Treat the world as flat, and find a defensible niche to start in. E.g. think of the world as the Risk game board, and pick an initial territory where your chances of getting established are high. If you start in Europe, you have lots of borders and the battle is much harder than, say, starting in Australia. (Or Kamchatka. Remember Kamchatka? I think I learned more geography in Risk than in school.)
Follow your own rules. In response to an audience question about mistakes he has made in his career, Howard explained that many of them stemmed from breaking his own rules when investing, e.g. (1) investing in the market when all signs still clearly pointed to down, (2) investing in companies whose CEOs did not have deep domain experience. (Howard likes such companies best, as a rule, for his investments.)

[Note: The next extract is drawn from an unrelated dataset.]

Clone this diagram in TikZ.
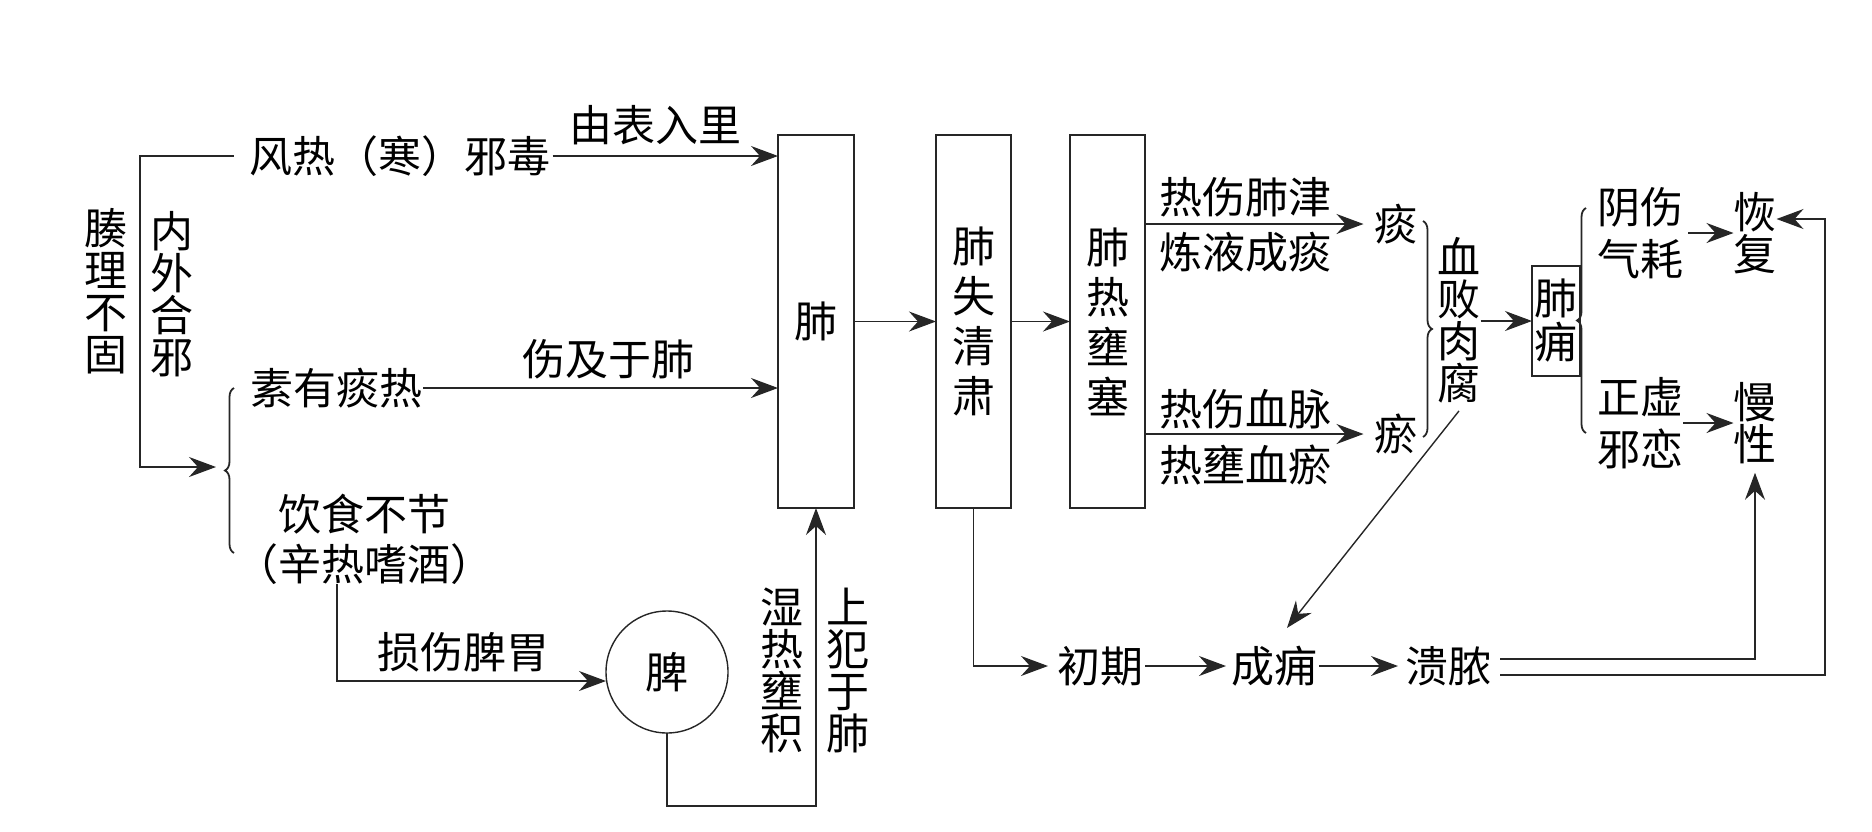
\documentclass[tikz,border=0pt]{standalone}
\usepackage{fontspec}
\setmainfont{Noto Sans CJK SC}
\usetikzlibrary{arrows.meta,decorations.pathreplacing}
\begin{document}
\begin{tikzpicture}[x=1pt,y=-1pt,
  every node/.style={inner sep=0pt, outer sep=0pt},
  lbl/.style={font=\fontsize{43}{43}\selectfont},
  vt/.style={font=\fontsize{43}{42}\selectfont, align=center},
  vtb/.style={font=\fontsize{43}{50}\selectfont, align=center},
  vtc/.style={font=\fontsize{43}{52}\selectfont, align=center},
  ln/.style={line width=1.4pt, draw=black!85},
  box/.style={ln, minimum width=76pt, minimum height=373pt},
  arr/.style={ln, -{Stealth[length=27pt,width=20pt,inset=9pt]}},
  br/.style={ln, line width=1.8pt, decorate, decoration={brace, amplitude=9pt}}
]
\useasboundingbox (0,0) rectangle (1872,831);

% left part
\node[lbl] (fengre) at (400,156) {风热（寒）邪毒};
\node[lbl] (biaoli) at (655,125) {由表入里};
\node[vt] (couli) at (106,291) {腠\\理\\不\\固};
\node[vt] (neiwai) at (172,294) {内\\外\\合\\邪};
\node[lbl] (suyou) at (336,388) {素有痰热};
\node[lbl] (shangji) at (608,359) {伤及于肺};
\node[lbl] (yinshi) at (364,514) {饮食不节};
\node[lbl] (xinre) at (364,564) {（辛热嗜酒）};
\node[lbl] (sunshang) at (463,652) {损伤脾胃};
\node[ln, circle, minimum size=122pt, lbl] (pi) at (667,672) {脾};
\node[vt] (shire) at (782,670) {湿\\热\\壅\\积};
\node[vt] (shangfan) at (848,670) {上\\犯\\于\\肺};

% boxes
\node[box, lbl] (fei) at (816,321.5) {肺};
\node[box, vtb, minimum width=75pt] (shiqing) at (973.5,321.5) {肺\\失\\清\\肃};
\node[box, vtb, minimum width=75pt] (yongsai) at (1107.5,321.5) {肺\\热\\壅\\塞};

% middle
\node[lbl] (tan) at (1396,224) {痰};
\node[lbl] (yu) at (1396,434) {瘀};
\node[lbl] (l1) at (1245,197) {热伤肺津};
\node[lbl] (l2) at (1245,252) {炼液成痰};
\node[lbl] (l3) at (1245,409) {热伤血脉};
\node[lbl] (l4) at (1245,465) {热壅血瘀};
\node[vt] (xuebai) at (1459,320) {血\\败\\肉\\腐};
\node[ln, font=\fontsize{43}{44}\selectfont, align=center, minimum width=48pt, minimum height=110pt] (feiyong) at (1556,321) {肺\\痈};

% right
\node[vtc] (yinshang) at (1640,233) {阴伤\\气耗};
\node[vtc] (zhengxu) at (1640,423) {正虚\\邪恋};
\node[vt] (huifu) at (1755,233) {恢\\复};
\node[vt] (manxing) at (1755,423) {慢\\性};

% bottom
\node[lbl] (chuqi) at (1100,666) {初期};
\node[lbl] (chengyong) at (1274,666) {成痈};
\node[lbl] (kuinong) at (1448,666) {溃脓};

% coordinates
\coordinate (lt) at (140,156);
\coordinate (lb) at (140,467);
\coordinate (brtip) at (216,467);
\coordinate (pb) at (667,806);
\coordinate (rt) at (1825,219);

% connectors left
\draw[arr] ([xshift=2pt]fengre.east) -- (fengre.east -| fei.west);
\draw[arr] ([xshift=-16pt]fengre.west) -- (lt) -- (lb) -- (brtip);
\draw[br] (234,553) -- (234,388);
\draw[arr] ([xshift=1pt]suyou.east) -- (suyou.east -| fei.west);
\draw[arr] ([xshift=-27pt]xinre.south) |- ([yshift=-9pt]pi.west);
\draw[arr] (pi.south) -- (pb) -| (fei.south);

% boxes chain
\draw[arr] (fei.east) -- (shiqing.west);
\draw[arr] (shiqing.east) -- (yongsai.west);
\draw[arr] (yongsai.east |- tan) -- ([xshift=-11pt]tan.west);
\draw[arr] (yongsai.east |- yu) -- ([xshift=-11pt]yu.west);
\draw[br] (1423,221) -- (1423,437);
\draw[arr] (xuebai.east |- feiyong) -- (feiyong.west);
\draw[br] (1586,433) -- (1586,208);
\draw[arr] ([xshift=5pt]yinshang.east |- huifu) -- (huifu.west);
\draw[arr] (zhengxu.east |- manxing) -- (manxing.west);

% bottom chain
\draw[arr] (shiqing.south) |- ([xshift=-9pt]chuqi.west);
\draw[arr] ([xshift=2pt]chuqi.east) -- ([xshift=-5pt]chengyong.west);
\draw[arr] ([xshift=2pt]chengyong.east) -- ([xshift=-7pt]kuinong.west);
\draw[arr] ([xshift=9pt,yshift=7pt]kuinong.east) -| ([yshift=-9pt]manxing.south);
\draw[arr] ([xshift=9pt,yshift=-9pt]kuinong.east) -| (rt) -- (rt -| huifu.east);
\draw[arr] ([yshift=-8pt]xuebai.south) -- ([xshift=13pt,yshift=18pt]chengyong.north);
\end{tikzpicture}
\end{document}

Have a sense of humor, especially about yourself. Howard’s self-deprecating humor made him a real pleasure to listen to, and he explained that his habit of poking fun at himself is part of why people like to follow him in social media. “I make fun of my own mistakes first, before anyone else has a chance to.” He talked openly about passing on a few investments that would have been incredibly profitable, e.g. a chance to invest $25K in Twitter when it was valued at only $20M.
Spot and leverage the big waves. He spoke to only one slide during the 30-or-so minutes, and it showed two graphs depicting the meteoric rise in Twitter and Facebook usage. His main point was that when you can get in front of a huge market-changing trend (like social media) you are maximizing your business opportunities to do well. “You don’t need to catch every wave. Just one amazingly great wave in your lifetime is all you really need”. Also, fighting a paradigm-changing trend is futile. So, in this specific example, which Howard calls “the social leverage trend”, figure out which of Facebook and Twitter it makes best sense to align your business with first, then integrate and try to ride the wave.
Use your dashboards. He talked about dashboards and his view that they’re essential to business success. From memory, “What’s your dashboard? It’s never too early to start building your dashboard. … Figure out the one or two pages you need to look at every day to understand both the macro market picture and the micro [i.e. the key signals/metrics from your own business]. For me it’s http://techmeme.com, http://angellist.com, and market all time highs.” These dashboards give him “the very early market signals [from AngelList] and the loudest public market signals [from all-time highs]“.
Thanks Howard for a fun and frank talk.